#### [GIVEN TASK]
Extract the lines of the material below, beginning with the first and ending with the line that holds "const target2020Values = [6, 22, 14, 21];". Skip every picture.

---

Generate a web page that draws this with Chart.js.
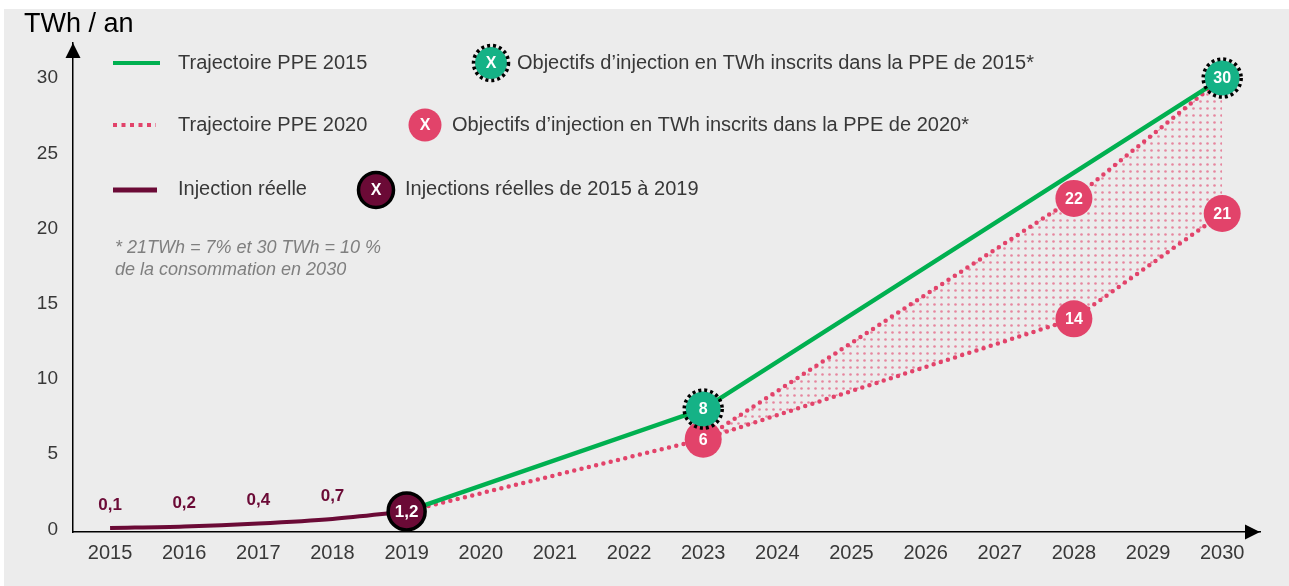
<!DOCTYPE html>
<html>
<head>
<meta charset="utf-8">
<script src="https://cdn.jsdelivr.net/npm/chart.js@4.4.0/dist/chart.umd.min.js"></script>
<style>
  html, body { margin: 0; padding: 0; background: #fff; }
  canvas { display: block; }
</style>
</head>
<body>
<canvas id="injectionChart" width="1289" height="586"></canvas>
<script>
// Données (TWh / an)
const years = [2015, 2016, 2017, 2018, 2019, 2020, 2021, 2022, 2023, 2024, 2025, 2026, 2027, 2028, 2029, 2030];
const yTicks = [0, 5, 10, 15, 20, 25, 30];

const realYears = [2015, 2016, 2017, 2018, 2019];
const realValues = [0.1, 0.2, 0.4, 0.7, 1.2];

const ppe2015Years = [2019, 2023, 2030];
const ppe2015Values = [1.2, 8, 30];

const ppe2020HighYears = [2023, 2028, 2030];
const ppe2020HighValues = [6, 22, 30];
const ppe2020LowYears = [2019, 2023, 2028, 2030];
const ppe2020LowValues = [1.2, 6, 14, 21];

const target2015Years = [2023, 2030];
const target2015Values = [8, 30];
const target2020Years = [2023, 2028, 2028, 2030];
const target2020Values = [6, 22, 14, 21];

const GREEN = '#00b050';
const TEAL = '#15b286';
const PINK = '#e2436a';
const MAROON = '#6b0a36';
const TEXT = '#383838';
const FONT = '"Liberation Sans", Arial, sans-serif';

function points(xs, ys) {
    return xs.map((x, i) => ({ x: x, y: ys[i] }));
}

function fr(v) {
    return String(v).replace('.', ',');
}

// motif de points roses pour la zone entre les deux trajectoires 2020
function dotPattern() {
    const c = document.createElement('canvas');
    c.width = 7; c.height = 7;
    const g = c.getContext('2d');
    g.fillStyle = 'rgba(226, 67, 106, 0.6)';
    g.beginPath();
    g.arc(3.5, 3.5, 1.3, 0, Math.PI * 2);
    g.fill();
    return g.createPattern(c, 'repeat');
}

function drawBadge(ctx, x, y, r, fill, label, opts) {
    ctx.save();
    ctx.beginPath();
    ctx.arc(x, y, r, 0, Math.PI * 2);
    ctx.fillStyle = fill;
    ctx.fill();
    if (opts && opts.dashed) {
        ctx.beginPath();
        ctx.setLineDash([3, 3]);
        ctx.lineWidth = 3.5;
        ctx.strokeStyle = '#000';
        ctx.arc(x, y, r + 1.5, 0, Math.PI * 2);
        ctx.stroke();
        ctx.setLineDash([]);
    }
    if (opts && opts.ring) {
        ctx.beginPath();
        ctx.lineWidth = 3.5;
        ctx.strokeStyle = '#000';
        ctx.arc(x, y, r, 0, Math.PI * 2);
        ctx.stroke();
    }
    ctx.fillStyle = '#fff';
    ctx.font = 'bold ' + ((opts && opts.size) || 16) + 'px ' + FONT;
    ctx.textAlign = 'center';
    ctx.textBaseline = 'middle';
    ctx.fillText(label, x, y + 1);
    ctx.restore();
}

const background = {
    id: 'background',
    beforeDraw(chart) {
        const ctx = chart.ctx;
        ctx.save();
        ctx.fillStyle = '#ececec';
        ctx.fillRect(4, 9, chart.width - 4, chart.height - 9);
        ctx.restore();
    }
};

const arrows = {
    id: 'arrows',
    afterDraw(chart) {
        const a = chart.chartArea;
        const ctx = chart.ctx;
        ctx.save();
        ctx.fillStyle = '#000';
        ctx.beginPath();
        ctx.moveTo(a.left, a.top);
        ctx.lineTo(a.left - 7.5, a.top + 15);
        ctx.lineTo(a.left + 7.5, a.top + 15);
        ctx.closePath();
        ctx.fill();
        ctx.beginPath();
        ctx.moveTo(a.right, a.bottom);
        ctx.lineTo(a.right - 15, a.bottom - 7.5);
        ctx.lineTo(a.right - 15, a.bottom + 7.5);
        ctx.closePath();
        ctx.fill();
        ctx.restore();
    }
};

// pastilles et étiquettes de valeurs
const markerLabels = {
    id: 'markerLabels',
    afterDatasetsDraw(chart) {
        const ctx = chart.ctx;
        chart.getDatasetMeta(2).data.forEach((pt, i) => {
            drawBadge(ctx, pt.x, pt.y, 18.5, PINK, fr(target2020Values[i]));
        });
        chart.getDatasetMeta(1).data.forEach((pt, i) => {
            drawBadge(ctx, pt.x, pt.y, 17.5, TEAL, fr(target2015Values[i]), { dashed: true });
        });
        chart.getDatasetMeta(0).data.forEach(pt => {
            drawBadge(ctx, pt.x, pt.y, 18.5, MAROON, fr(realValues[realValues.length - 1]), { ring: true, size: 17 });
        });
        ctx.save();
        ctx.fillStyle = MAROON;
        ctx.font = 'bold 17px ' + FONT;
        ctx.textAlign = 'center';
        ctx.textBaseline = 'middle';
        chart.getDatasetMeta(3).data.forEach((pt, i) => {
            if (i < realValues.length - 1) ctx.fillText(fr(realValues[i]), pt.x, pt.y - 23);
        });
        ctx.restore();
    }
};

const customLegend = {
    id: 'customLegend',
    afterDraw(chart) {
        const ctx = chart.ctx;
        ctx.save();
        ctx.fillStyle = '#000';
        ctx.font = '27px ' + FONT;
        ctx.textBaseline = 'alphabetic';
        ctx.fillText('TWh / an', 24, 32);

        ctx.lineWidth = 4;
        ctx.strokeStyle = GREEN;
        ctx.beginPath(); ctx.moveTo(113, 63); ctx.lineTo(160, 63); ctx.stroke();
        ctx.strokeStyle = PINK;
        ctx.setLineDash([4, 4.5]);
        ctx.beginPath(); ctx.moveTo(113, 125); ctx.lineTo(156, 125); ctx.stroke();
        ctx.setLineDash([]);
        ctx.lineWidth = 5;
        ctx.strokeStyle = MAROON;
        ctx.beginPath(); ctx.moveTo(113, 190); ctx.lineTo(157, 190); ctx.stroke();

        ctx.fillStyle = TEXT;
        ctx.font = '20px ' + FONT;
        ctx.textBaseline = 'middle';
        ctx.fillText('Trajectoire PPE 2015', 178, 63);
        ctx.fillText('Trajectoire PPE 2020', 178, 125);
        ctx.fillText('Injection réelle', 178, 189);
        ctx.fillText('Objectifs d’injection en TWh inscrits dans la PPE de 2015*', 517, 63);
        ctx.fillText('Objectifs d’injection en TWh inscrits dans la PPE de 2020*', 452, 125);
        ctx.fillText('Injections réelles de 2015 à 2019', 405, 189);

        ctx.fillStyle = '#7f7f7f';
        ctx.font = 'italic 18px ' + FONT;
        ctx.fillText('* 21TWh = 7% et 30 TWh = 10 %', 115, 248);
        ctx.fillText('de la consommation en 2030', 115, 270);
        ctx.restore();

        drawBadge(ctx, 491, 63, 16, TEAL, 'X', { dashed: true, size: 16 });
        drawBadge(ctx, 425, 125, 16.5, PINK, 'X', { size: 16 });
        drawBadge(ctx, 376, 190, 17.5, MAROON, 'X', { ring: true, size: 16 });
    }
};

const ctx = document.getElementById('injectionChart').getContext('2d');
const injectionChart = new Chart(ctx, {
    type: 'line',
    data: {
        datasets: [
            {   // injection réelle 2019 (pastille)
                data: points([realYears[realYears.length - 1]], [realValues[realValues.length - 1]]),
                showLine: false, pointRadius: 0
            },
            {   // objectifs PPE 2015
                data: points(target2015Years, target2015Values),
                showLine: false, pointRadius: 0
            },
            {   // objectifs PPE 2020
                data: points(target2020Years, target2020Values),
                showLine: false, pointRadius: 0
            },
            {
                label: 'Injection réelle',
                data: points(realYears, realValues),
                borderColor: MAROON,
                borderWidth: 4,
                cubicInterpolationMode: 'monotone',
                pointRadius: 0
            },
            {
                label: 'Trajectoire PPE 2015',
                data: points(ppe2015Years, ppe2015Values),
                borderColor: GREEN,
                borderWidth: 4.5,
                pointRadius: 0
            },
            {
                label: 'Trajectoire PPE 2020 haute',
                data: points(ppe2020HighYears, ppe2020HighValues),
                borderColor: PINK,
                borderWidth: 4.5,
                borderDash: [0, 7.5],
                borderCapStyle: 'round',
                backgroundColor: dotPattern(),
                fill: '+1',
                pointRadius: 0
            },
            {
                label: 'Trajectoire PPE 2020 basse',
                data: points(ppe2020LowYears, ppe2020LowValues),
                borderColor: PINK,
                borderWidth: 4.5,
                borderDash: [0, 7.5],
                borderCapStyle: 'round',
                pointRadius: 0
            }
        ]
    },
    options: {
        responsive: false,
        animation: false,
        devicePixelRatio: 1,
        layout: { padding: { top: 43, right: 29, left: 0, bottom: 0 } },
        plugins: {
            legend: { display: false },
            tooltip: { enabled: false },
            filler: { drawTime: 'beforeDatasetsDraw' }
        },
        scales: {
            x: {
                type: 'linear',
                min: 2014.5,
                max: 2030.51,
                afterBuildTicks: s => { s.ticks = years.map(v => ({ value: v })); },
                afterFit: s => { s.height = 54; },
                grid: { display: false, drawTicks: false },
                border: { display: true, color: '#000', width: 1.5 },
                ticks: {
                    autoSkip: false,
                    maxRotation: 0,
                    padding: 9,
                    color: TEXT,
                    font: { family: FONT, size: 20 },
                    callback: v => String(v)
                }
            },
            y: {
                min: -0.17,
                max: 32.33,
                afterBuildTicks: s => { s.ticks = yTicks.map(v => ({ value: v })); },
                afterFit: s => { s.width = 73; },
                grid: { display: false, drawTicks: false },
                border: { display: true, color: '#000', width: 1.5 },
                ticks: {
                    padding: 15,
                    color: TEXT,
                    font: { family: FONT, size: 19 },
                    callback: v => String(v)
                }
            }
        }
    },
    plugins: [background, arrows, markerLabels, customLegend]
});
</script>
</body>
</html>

---

#### [SOLUTION FOR THIS EXERCISE]
Generate a web page that draws this with Chart.js.
<!DOCTYPE html>
<html>
<head>
<meta charset="utf-8">
<script src="https://cdn.jsdelivr.net/npm/chart.js@4.4.0/dist/chart.umd.min.js"></script>
<style>
  html, body { margin: 0; padding: 0; background: #fff; }
  canvas { display: block; }
</style>
</head>
<body>
<canvas id="injectionChart" width="1289" height="586"></canvas>
<script>
// Données (TWh / an)
const years = [2015, 2016, 2017, 2018, 2019, 2020, 2021, 2022, 2023, 2024, 2025, 2026, 2027, 2028, 2029, 2030];
const yTicks = [0, 5, 10, 15, 20, 25, 30];

const realYears = [2015, 2016, 2017, 2018, 2019];
const realValues = [0.1, 0.2, 0.4, 0.7, 1.2];

const ppe2015Years = [2019, 2023, 2030];
const ppe2015Values = [1.2, 8, 30];

const ppe2020HighYears = [2023, 2028, 2030];
const ppe2020HighValues = [6, 22, 30];
const ppe2020LowYears = [2019, 2023, 2028, 2030];
const ppe2020LowValues = [1.2, 6, 14, 21];

const target2015Years = [2023, 2030];
const target2015Values = [8, 30];
const target2020Years = [2023, 2028, 2028, 2030];
const target2020Values = [6, 22, 14, 21];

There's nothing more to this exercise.